SUPPLIED INFORMATION:

"""

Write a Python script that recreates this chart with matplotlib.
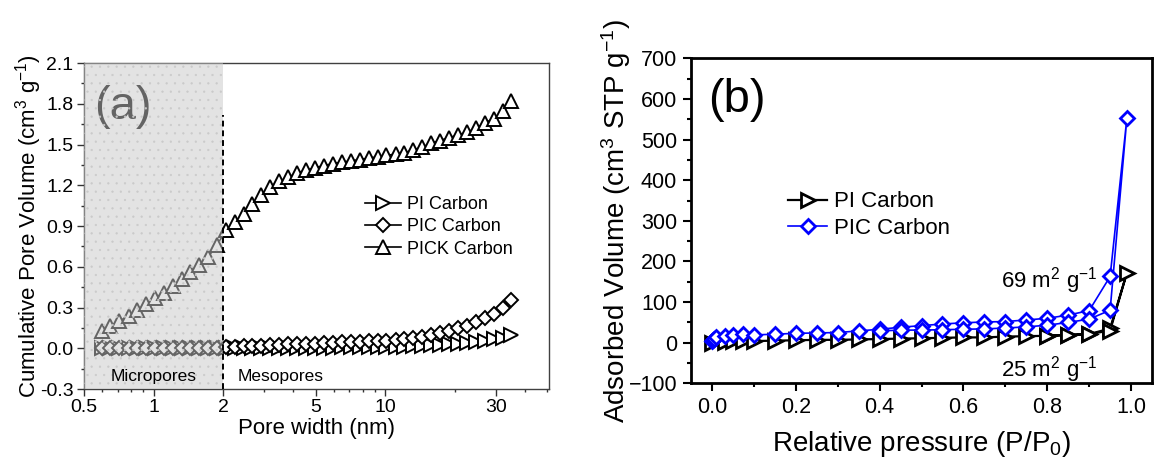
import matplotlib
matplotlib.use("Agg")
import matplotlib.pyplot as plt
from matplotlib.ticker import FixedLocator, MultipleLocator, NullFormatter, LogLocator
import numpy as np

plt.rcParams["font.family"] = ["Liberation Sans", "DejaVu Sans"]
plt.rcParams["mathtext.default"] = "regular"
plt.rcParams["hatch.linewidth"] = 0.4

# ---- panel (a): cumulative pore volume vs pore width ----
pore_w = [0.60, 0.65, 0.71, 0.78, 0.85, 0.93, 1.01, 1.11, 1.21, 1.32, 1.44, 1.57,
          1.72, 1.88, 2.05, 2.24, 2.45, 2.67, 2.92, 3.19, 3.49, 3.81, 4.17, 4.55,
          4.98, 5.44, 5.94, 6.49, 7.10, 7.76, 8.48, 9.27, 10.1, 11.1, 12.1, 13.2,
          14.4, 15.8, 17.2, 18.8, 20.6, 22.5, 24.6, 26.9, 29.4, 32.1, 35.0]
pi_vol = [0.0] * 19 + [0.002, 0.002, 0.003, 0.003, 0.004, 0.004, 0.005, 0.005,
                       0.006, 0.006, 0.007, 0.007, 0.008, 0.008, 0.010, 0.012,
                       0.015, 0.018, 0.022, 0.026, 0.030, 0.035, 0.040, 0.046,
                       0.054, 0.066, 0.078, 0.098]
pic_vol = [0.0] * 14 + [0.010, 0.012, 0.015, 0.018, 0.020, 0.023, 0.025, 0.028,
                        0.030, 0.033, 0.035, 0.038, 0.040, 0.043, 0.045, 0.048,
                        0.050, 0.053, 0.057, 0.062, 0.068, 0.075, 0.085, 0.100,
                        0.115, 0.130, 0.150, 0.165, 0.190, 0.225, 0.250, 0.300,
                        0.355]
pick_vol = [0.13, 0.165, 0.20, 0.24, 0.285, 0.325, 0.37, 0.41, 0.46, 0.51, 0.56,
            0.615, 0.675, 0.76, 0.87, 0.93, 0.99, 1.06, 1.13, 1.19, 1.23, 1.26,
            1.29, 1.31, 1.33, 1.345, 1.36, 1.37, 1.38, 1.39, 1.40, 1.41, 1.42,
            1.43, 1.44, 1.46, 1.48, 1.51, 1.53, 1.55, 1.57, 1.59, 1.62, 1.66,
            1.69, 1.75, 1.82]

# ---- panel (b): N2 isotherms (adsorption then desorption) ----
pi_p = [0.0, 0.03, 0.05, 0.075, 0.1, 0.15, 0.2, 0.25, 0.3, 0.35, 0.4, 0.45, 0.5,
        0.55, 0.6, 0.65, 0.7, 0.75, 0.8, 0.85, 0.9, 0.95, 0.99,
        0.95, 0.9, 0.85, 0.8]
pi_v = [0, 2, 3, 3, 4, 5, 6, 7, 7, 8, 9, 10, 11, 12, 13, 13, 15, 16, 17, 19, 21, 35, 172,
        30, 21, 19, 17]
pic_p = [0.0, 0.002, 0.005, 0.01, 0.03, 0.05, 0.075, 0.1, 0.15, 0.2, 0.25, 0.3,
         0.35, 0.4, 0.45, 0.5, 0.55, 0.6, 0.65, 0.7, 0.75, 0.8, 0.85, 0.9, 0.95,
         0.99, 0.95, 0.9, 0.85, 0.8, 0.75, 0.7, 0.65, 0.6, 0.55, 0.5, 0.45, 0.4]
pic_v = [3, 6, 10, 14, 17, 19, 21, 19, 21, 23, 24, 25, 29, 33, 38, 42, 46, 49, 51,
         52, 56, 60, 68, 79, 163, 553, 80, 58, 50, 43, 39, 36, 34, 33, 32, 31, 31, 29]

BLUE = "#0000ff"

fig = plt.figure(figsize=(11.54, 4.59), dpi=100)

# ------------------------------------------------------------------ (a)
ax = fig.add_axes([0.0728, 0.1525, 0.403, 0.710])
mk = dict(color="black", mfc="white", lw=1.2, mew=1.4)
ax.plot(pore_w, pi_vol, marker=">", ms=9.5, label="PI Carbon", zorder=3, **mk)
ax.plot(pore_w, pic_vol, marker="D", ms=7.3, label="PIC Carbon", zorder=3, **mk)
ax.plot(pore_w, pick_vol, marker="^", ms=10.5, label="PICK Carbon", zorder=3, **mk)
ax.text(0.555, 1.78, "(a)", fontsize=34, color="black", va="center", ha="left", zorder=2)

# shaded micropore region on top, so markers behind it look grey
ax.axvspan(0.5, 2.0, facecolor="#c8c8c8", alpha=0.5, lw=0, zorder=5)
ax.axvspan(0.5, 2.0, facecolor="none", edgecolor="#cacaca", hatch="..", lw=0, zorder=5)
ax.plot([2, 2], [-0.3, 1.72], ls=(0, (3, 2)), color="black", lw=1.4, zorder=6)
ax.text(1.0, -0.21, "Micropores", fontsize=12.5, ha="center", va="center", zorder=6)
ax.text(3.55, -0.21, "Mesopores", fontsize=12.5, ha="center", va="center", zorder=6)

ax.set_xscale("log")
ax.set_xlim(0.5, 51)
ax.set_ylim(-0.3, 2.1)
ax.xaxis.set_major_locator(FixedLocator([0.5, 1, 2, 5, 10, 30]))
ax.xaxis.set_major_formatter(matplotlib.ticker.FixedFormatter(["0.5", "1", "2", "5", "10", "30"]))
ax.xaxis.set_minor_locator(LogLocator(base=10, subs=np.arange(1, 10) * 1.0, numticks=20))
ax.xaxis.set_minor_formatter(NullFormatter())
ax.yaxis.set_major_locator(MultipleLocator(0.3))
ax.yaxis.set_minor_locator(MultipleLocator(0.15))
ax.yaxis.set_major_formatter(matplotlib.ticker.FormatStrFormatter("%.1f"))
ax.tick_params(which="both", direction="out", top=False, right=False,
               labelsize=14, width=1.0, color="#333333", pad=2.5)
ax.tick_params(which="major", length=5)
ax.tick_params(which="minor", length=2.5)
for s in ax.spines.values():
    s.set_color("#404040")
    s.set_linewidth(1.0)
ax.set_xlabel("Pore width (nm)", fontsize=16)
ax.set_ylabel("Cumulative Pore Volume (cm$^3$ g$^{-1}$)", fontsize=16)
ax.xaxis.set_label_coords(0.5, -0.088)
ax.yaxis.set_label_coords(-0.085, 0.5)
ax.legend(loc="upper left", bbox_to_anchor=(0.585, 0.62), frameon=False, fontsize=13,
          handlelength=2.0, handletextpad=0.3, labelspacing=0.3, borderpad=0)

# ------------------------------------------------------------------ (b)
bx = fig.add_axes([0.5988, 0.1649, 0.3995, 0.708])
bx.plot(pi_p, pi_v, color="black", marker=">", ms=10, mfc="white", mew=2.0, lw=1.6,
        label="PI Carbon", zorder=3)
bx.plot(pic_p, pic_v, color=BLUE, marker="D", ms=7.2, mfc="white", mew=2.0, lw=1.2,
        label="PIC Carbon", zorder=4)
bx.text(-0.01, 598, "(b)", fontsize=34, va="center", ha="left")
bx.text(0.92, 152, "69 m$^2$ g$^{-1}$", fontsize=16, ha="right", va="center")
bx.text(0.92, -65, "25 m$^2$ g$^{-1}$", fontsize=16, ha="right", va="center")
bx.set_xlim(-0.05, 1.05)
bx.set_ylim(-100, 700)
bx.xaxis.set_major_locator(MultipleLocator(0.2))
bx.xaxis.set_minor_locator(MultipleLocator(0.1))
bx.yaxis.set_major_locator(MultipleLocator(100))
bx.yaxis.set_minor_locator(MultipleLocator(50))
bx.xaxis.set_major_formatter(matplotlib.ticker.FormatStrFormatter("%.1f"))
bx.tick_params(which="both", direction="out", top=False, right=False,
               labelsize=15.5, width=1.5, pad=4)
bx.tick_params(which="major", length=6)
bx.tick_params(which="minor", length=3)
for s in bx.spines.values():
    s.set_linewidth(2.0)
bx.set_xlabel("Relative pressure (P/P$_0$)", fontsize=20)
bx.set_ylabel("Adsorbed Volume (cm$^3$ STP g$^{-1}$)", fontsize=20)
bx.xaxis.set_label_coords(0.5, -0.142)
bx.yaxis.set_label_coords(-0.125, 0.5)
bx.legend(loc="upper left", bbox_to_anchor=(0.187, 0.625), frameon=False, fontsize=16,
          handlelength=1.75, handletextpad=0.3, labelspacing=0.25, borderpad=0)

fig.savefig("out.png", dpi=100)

"""

AIM: Repeat the lines above, starting at the first and stopping after the line that holds "1.69, 1.75, 1.82]", with the pictures left out.

EXERCISE OUTPUT:
Write a Python script that recreates this chart with matplotlib.
import matplotlib
matplotlib.use("Agg")
import matplotlib.pyplot as plt
from matplotlib.ticker import FixedLocator, MultipleLocator, NullFormatter, LogLocator
import numpy as np

plt.rcParams["font.family"] = ["Liberation Sans", "DejaVu Sans"]
plt.rcParams["mathtext.default"] = "regular"
plt.rcParams["hatch.linewidth"] = 0.4

# ---- panel (a): cumulative pore volume vs pore width ----
pore_w = [0.60, 0.65, 0.71, 0.78, 0.85, 0.93, 1.01, 1.11, 1.21, 1.32, 1.44, 1.57,
          1.72, 1.88, 2.05, 2.24, 2.45, 2.67, 2.92, 3.19, 3.49, 3.81, 4.17, 4.55,
          4.98, 5.44, 5.94, 6.49, 7.10, 7.76, 8.48, 9.27, 10.1, 11.1, 12.1, 13.2,
          14.4, 15.8, 17.2, 18.8, 20.6, 22.5, 24.6, 26.9, 29.4, 32.1, 35.0]
pi_vol = [0.0] * 19 + [0.002, 0.002, 0.003, 0.003, 0.004, 0.004, 0.005, 0.005,
                       0.006, 0.006, 0.007, 0.007, 0.008, 0.008, 0.010, 0.012,
                       0.015, 0.018, 0.022, 0.026, 0.030, 0.035, 0.040, 0.046,
                       0.054, 0.066, 0.078, 0.098]
pic_vol = [0.0] * 14 + [0.010, 0.012, 0.015, 0.018, 0.020, 0.023, 0.025, 0.028,
                        0.030, 0.033, 0.035, 0.038, 0.040, 0.043, 0.045, 0.048,
                        0.050, 0.053, 0.057, 0.062, 0.068, 0.075, 0.085, 0.100,
                        0.115, 0.130, 0.150, 0.165, 0.190, 0.225, 0.250, 0.300,
                        0.355]
pick_vol = [0.13, 0.165, 0.20, 0.24, 0.285, 0.325, 0.37, 0.41, 0.46, 0.51, 0.56,
            0.615, 0.675, 0.76, 0.87, 0.93, 0.99, 1.06, 1.13, 1.19, 1.23, 1.26,
            1.29, 1.31, 1.33, 1.345, 1.36, 1.37, 1.38, 1.39, 1.40, 1.41, 1.42,
            1.43, 1.44, 1.46, 1.48, 1.51, 1.53, 1.55, 1.57, 1.59, 1.62, 1.66,
            1.69, 1.75, 1.82]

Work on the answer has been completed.